A personal reflection of past and present thoughts
and aspirations
Design and text © Stephen Butt 2006
Rev
16/12/06
A View at Leicester
from Peck's Desiderata
Peck's Rialto Bridge The antiquary Francis Peck was born in Stamford in Lincolnshire in 1692.  

John Nichols drew heavily on Peck's research for his famous History and Antiquities of the Town and County of Leicester (1815). 

Peck's most important work is said to be his Desiderata Curiosa which he published in two volumes between 1732 and 1735. It is from this work that this engraving is taken.

Peck's caption for this engraving, which is titled `A View of Leicester' reads as follows:

 

1 The Rialto Bridge of one Arch over which K[ing] Richard 3d was carried into the Grey Friers to be buried, which Bridge is now walled up and disused
2 The Place where the Grey Friers stood     (right foreground of engraving)
3 St. Nicholas Church
4 The Bridge leading from Leicester to Dane bills

 

The spelling `bills' for `hills' is obviously a printing error.  However, I can find no other reference to the bridge over the river as being known as the Rialto Bridge, standing, according to the engraving, immediately to the north of the well-known Bow Bridge.  Mrs S.H.Skillington, for example, in A history of Leicester (1923) refers only to the Bow Bridge, and also quotes Holinshed describing the later exhumation of Richard III's body "dug up by a sacrilegious mob, dragged through the streets and pitched over the Bow Bridge into the Soar."

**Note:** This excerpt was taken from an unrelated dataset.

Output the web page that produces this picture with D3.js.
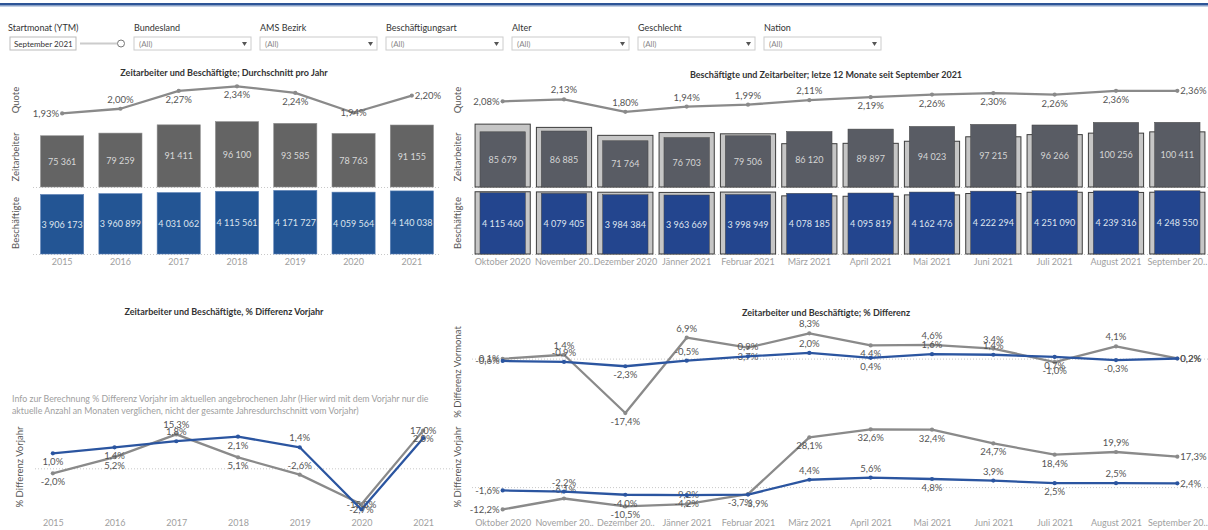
<!DOCTYPE html>
<html>
<head>
<meta charset="utf-8">
<script src="https://cdn.jsdelivr.net/npm/d3@7"></script>
<style>
  body { margin: 0; background: #fff; }
  svg text { font-family: Lato, "Noto Sans", sans-serif; }
</style>
</head>
<body>
<svg id="dash" width="1208" height="530"></svg>
<script>
// ---- data ----
const years = ['2015', '2016', '2017', '2018', '2019', '2020', '2021'];
const yearQuote = [1.93, 2.00, 2.27, 2.34, 2.24, 1.94, 2.20];
const yearZeit = [75361, 79259, 91411, 96100, 93585, 78763, 91155];
const yearBesch = [3906173, 3960899, 4031062, 4115561, 4171727, 4059564, 4140038];
const yearDiffZeit = [-2.0, 5.2, 15.3, 5.1, -2.6, -15.8, 17.0];
const yearDiffBesch = [1.0, 1.4, 1.8, 2.1, 1.4, -2.7, 2.0];

const months = ['Oktober 2020', 'November 2020', 'Dezember 2020', 'Jänner 2021', 'Februar 2021', 'März 2021',
                'April 2021', 'Mai 2021', 'Juni 2021', 'Juli 2021', 'August 2021', 'September 2021'];
const monthTicksTop = ['Oktober 2020', 'November 20..', 'Dezember 2020', 'Jänner 2021', 'Februar 2021', 'März 2021',
                       'April 2021', 'Mai 2021', 'Juni 2021', 'Juli 2021', 'August 2021', 'September 20..'];
const monthTicksBottom = ['Oktober 2020', 'November 20..', 'Dezember 20..', 'Jänner 2021', 'Februar 2021', 'März 2021',
                          'April 2021', 'Mai 2021', 'Juni 2021', 'Juli 2021', 'August 2021', 'September 20..'];
const monthQuote = [2.08, 2.13, 1.80, 1.94, 1.99, 2.11, 2.19, 2.26, 2.30, 2.26, 2.36, 2.36];
const monthZeit = [85679, 86885, 71764, 76703, 79506, 86120, 89897, 94023, 97215, 96266, 100256, 100411];
const monthZeitPrev = [97580, 92530, 80180, 84480, 82560, 67230, 67800, 71010, 77960, 81310, 83620, 85600];
const monthBesch = [4115460, 4079405, 3984384, 3963669, 3998949, 4078185, 4095819, 4162476, 4222294, 4251090, 4239316, 4248550];
const monthBeschPrev = [4182380, 4171170, 4150400, 4137440, 4161240, 3906310, 3878620, 3971830, 4063810, 4147400, 4135920, 4149760];
const vormonatZeit = [0.1, 1.4, -17.4, 6.9, 3.7, 8.3, 4.4, 4.6, 3.4, -1.0, 4.1, 0.2];
const vormonatBesch = [-0.6, -0.9, -2.3, -0.5, 0.9, 2.0, 0.4, 1.6, 1.4, 0.7, -0.3, 0.2];
const vorjahrZeit = [-12.2, -6.1, -10.5, -9.2, -3.7, 28.1, 32.6, 32.4, 24.7, 18.4, 19.9, 17.3];
const vorjahrBesch = [-1.6, -2.2, -4.0, -4.2, -3.9, 4.4, 5.6, 4.8, 3.9, 2.5, 2.5, 2.4];

const filterNames = ['Bundesland', 'AMS Bezirk', 'Beschäftigungsart', 'Alter', 'Geschlecht', 'Nation'];

// label sides: a above, b below, l left, r right, c on point, L/R below shifted left/right
const sideYearQuote = ['l', 'a', 'b', 'b', 'b', 'c', 'r'];
const sideMonthQuote = ['l', 'a', 'a', 'a', 'a', 'a', 'b', 'b', 'b', 'b', 'b', 'r'];
const sideVormonatZeit = ['l', 'a', 'b', 'a', 'b', 'a', 'b', 'a', 'a', 'b', 'a', 'r'];
const sideVormonatBesch = ['l', 'a', 'b', 'a', 'a', 'a', 'b', 'a', 'a', 'b', 'b', 'r'];
const sideVorjahrZeit = ['l', 'a', 'b', 'a', 'L', 'b', 'b', 'b', 'b', 'b', 'a', 'r'];
const sideVorjahrBesch = ['l', 'a', 'b', 'b', 'R', 'a', 'a', 'b', 'a', 'b', 'a', 'r'];
const sideYearDiff = ['b', 'b', 'a', 'b', 'a', 'c', 'c'];

// ---- helpers ----
const de = d3.formatLocale({decimal: ',', thousands: ' ', grouping: [3], currency: ['', '€'], minus: '-'});
const fmtInt = de.format(',d');
const fmtP1 = v => de.format('.1f')(v) + '%';
const fmtP2 = v => de.format('.2f')(v) + '%';

const GREY_LINE = '#8a8a8a';
const BLUE_LINE = '#2b55a0';
const LABEL = '#555';

const svg = d3.select('#dash');
svg.append('rect').attr('width', 1208).attr('height', 530).attr('fill', '#fff');

function title(x, y, txt) {
    svg.append('text').attr('x', x).attr('y', y).attr('text-anchor', 'middle')
        .attr('fill', '#333').style('font-size', '9px').style('font-weight', 'bold').text(txt);
}

function rowLabel(x, y, txt) {
    svg.append('text').attr('transform', `translate(${x},${y}) rotate(-90)`)
        .attr('text-anchor', 'middle').attr('dy', '0.35em')
        .attr('fill', LABEL).style('font-size', '9.5px').text(txt);
}

function dotted(x1, x2, y) {
    svg.append('line').attr('x1', x1).attr('x2', x2).attr('y1', y).attr('y2', y)
        .attr('stroke', '#c8c8c8').attr('stroke-dasharray', '1,2');
}

function xAxis(scale, y, fmt) {
    const ax = d3.axisBottom(scale).tickSize(0).tickPadding(0);
    if (fmt) ax.tickFormat(fmt);
    const g = svg.append('g').attr('transform', `translate(0,${y})`).call(ax);
    g.select('.domain').remove();
    g.selectAll('text').attr('fill', '#a0a0a0').style('font-size', '9px')
        .style('font-family', 'Lato, "Noto Sans", sans-serif');
}

const labelDx = {l: -3, r: 3, L: -8, R: 8};
const labelDy = {a: -6, b: 12, L: 12, R: 12};
const labelAnchor = {l: 'end', r: 'start'};

function lineSeries(xs, yScale, values, color, sides, fmt) {
    const pts = values.map((v, i) => [xs[i], yScale(v)]);
    svg.append('path').datum(pts).attr('d', d3.line())
        .attr('fill', 'none').attr('stroke', color).attr('stroke-width', 2.3).attr('stroke-linejoin', 'round');
    svg.append('g').selectAll('circle').data(pts).join('circle')
        .attr('cx', d => d[0]).attr('cy', d => d[1]).attr('r', 2.1).attr('fill', color);
    svg.append('g').selectAll('text').data(values).join('text')
        .attr('x', (v, i) => pts[i][0] + (labelDx[sides[i]] || 0))
        .attr('y', (v, i) => pts[i][1] + (labelDy[sides[i]] !== undefined ? labelDy[sides[i]] : 3.5))
        .attr('text-anchor', (v, i) => labelAnchor[sides[i]] || 'middle')
        .attr('fill', LABEL).style('font-size', '9.5px')
        .text(fmt);
}

// ---- header / filters ----
svg.append('rect').attr('x', 0).attr('y', 3).attr('width', 1208).attr('height', 2).attr('fill', '#2d5597');
svg.append('rect').attr('x', 0).attr('y', 5).attr('width', 1208).attr('height', 1.5).attr('fill', '#8aa2c8');

svg.append('text').attr('x', 8).attr('y', 31).attr('fill', '#333').style('font-size', '9px').text('Startmonat (YTM)');
svg.append('rect').attr('x', 10).attr('y', 37).attr('width', 66).attr('height', 13)
    .attr('fill', '#fff').attr('stroke', '#bbb');
svg.append('text').attr('x', 14).attr('y', 46.5).attr('fill', '#333').style('font-size', '8px').text('September 2021');
svg.append('line').attr('x1', 80).attr('x2', 117).attr('y1', 43.5).attr('y2', 43.5).attr('stroke', '#ccc').attr('stroke-width', 2);
svg.append('circle').attr('cx', 121).attr('cy', 43.5).attr('r', 3.5).attr('fill', '#fff').attr('stroke', '#777');

const xFilter = d3.scalePoint().domain(filterNames).range([134, 764]);
filterNames.forEach(name => {
    const fx = xFilter(name);
    svg.append('text').attr('x', fx).attr('y', 31).attr('fill', '#333').style('font-size', '9px').text(name);
    svg.append('rect').attr('x', fx).attr('y', 37).attr('width', 117).attr('height', 13)
        .attr('fill', '#fff').attr('stroke', '#ccc');
    svg.append('text').attr('x', fx + 5).attr('y', 46.5).attr('fill', '#888').style('font-size', '8px').text('(All)');
    svg.append('path').attr('d', `M${fx + 108},42 l5,0 l-2.5,4 z`).attr('fill', '#555');
});

// ---- top-left: Durchschnitt pro Jahr ----
title(224, 76, 'Zeitarbeiter und Beschäftigte; Durchschnitt pro Jahr');
rowLabel(16, 100, 'Quote');
rowLabel(16, 157, 'Zeitarbeiter');
rowLabel(16, 223, 'Beschäftigte');

const xYear = d3.scaleBand().domain(years).range([33, 441]).paddingInner(0.26).paddingOuter(0.13);
const yQuoteYear = d3.scaleLinear().domain([1.80, 2.45]).range([122, 79]);
const yZeitYear = d3.scaleLinear().domain([0, 100000]).range([187, 119]);
const yBeschYear = d3.scaleLinear().domain([0, 4200000]).range([254, 190]);

dotted(33, 441, 187.5);
dotted(33, 441, 254.5);

svg.append('g').selectAll('rect').data(yearZeit).join('rect')
    .attr('x', (d, i) => xYear(years[i])).attr('width', xYear.bandwidth())
    .attr('y', d => yZeitYear(d)).attr('height', d => yZeitYear(0) - yZeitYear(d))
    .attr('fill', '#646464').attr('stroke', '#8c8c8c').attr('stroke-width', 0.6);
svg.append('g').selectAll('text').data(yearZeit).join('text')
    .attr('x', (d, i) => xYear(years[i]) + xYear.bandwidth() / 2)
    .attr('y', d => (yZeitYear(d) + yZeitYear(0)) / 2 + 3.5)
    .attr('text-anchor', 'middle').attr('fill', '#d8d8d8').style('font-size', '9px').text(fmtInt);

svg.append('g').selectAll('rect').data(yearBesch).join('rect')
    .attr('x', (d, i) => xYear(years[i])).attr('width', xYear.bandwidth())
    .attr('y', d => yBeschYear(d)).attr('height', d => yBeschYear(0) - yBeschYear(d))
    .attr('fill', '#235594').attr('stroke', '#5b80b5').attr('stroke-width', 0.6);
svg.append('g').selectAll('text').data(yearBesch).join('text')
    .attr('x', (d, i) => xYear(years[i]) + xYear.bandwidth() / 2)
    .attr('y', d => (yBeschYear(d) + yBeschYear(0)) / 2 + 3.5)
    .attr('text-anchor', 'middle').attr('fill', '#dde4ee').style('font-size', '9px').text(fmtInt);

lineSeries(years.map(y => xYear(y) + xYear.bandwidth() / 2), yQuoteYear, yearQuote, GREY_LINE, sideYearQuote, fmtP2);
xAxis(xYear, 259);

// ---- top-right: letzte 12 Monate ----
title(826, 78, 'Beschäftigte und Zeitarbeiter; letze 12 Monate seit September 2021');
rowLabel(458, 100, 'Quote');
rowLabel(458, 157, 'Zeitarbeiter');
rowLabel(458, 223, 'Beschäftigte');

const xMonth = d3.scaleBand().domain(months).range([472, 1208]).paddingInner(0.26).paddingOuter(0.13);
const yQuoteMonth = d3.scaleLinear().domain([1.50, 2.65]).range([123, 80]);
const yZeitMonth = d3.scaleLinear().domain([0, 104000]).range([187, 120]);
const yBeschMonth = d3.scaleLinear().domain([0, 4300000]).range([254, 190]);
const mid = m => xMonth(m) + xMonth.bandwidth() / 2;
const refW = xMonth.step() * 0.9;

dotted(472, 1208, 187.5);
dotted(472, 1208, 254.5);

function monthBars(cur, prev, y, fill, labelFill) {
    svg.append('g').selectAll('rect').data(prev).join('rect')
        .attr('x', (d, i) => mid(months[i]) - refW / 2).attr('width', refW)
        .attr('y', d => y(d)).attr('height', d => y(0) - y(d))
        .attr('fill', '#c6c6c6').attr('stroke', '#3c3c3c').attr('stroke-width', 1);
    svg.append('g').selectAll('rect').data(cur).join('rect')
        .attr('x', (d, i) => xMonth(months[i])).attr('width', xMonth.bandwidth())
        .attr('y', d => y(d)).attr('height', d => y(0) - y(d))
        .attr('fill', fill).attr('stroke', '#444').attr('stroke-width', 0.5);
    svg.append('g').selectAll('text').data(cur).join('text')
        .attr('x', (d, i) => mid(months[i]))
        .attr('y', d => (y(d) + y(0)) / 2 + 3.5)
        .attr('text-anchor', 'middle').attr('fill', labelFill).style('font-size', '9px').text(fmtInt);
}
monthBars(monthZeit, monthZeitPrev, yZeitMonth, '#595c64', '#d4d4d4');
monthBars(monthBesch, monthBeschPrev, yBeschMonth, '#23458e', '#dfe4ee');

lineSeries(months.map(mid), yQuoteMonth, monthQuote, GREY_LINE, sideMonthQuote, fmtP2);
xAxis(xMonth, 259, (d, i) => monthTicksTop[i]);

// ---- bottom-left: % Differenz Vorjahr (years) ----
title(224, 315, 'Zeitarbeiter und Beschäftigte, % Differenz Vorjahr');
svg.append('text').attr('x', 12).attr('y', 402).attr('fill', '#a0a0a0').style('font-size', '8.8px')
    .text('Info zur Berechnung % Differenz Vorjahr im aktuellen angebrochenen Jahr (Hier wird mit dem Vorjahr nur die');
svg.append('text').attr('x', 12).attr('y', 414).attr('fill', '#a0a0a0').style('font-size', '8.8px')
    .text('aktuelle Anzahl an Monaten verglichen, nicht der gesamte Jahresdurchschnitt vom Vorjahr)');
rowLabel(20, 467, '% Differenz Vorjahr');

const xYearPt = d3.scalePoint().domain(years).range([22, 454]).padding(0.5);
const yDiffZeitYear = d3.scaleLinear().domain([-21, 19.5]).range([516, 425]);
const yDiffBeschYear = d3.scaleLinear().domain([-3.13, 2.87]).range([516, 425]);
dotted(35, 454, yDiffZeitYear(0));

lineSeries(years.map(y => xYearPt(y)), yDiffZeitYear, yearDiffZeit, GREY_LINE, sideYearDiff, fmtP1);
lineSeries(years.map(y => xYearPt(y)), yDiffBeschYear, yearDiffBesch, BLUE_LINE, sideYearDiff, fmtP1);
xAxis(xYearPt, 520);

// ---- bottom-right: % Differenz (months) ----
title(826, 316, 'Zeitarbeiter und Beschäftigte; % Differenz');
rowLabel(458, 372, '% Differenz Vormonat');
rowLabel(458, 467, '% Differenz Vorjahr');

const xMonthPt = d3.scalePoint().domain(months).range([472, 1208]).padding(0.5);
const yVormonat = d3.scaleLinear().domain([-19, 11]).range([418, 325]);
const yVorjahr = d3.scaleLinear().domain([-17, 35]).range([518, 425]);
dotted(472, 1208, yVormonat(0));
dotted(472, 1208, yVorjahr(0));

const mx = months.map(m => xMonthPt(m));
lineSeries(mx, yVormonat, vormonatZeit, GREY_LINE, sideVormonatZeit, fmtP1);
lineSeries(mx, yVormonat, vormonatBesch, BLUE_LINE, sideVormonatBesch, fmtP1);
lineSeries(mx, yVorjahr, vorjahrZeit, GREY_LINE, sideVorjahrZeit, fmtP1);
lineSeries(mx, yVorjahr, vorjahrBesch, BLUE_LINE, sideVorjahrBesch, fmtP1);
xAxis(xMonthPt, 520, (d, i) => monthTicksBottom[i]);
</script>
</body>
</html>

More significant is Celia Fiennes' account of her visit to Leicester which took place probably shortly before 1700 (and therefore very shortly after Peck's engraving was completed), in which she writes:

 

" .... the Bow Bridge which is one arch over into the Priory, where King Richard the third pass'd over
into the Priory when he went to fight in Bosworth field with King Henry the seventh .... there I saw
a piece of the jury wall as its Called being in arches and was a place where the Jews burnt their sacrifices."

 

In this engraving, St Nicholas Church is adorned with a spire, the dimensions of which seem closer to those of St Mary de Castro, and there is no apparent indication of the adjacent Jewry Wall. However, the upper structure of the tower, and the west end of the church do appear to be similar to the structure of the present day.

Possibly, Peck's description may not refer to the name of the bridge but simply its style, a reference to the design of the original bridge as being of a single steep arch, as in the Rialto Bridge in Venice. This latter bridge was constructed in 1551, so Peck would certainly have been familiar with its style. However, I would be very interested to hear of any further historical references to a Rialto bridge in Leicester.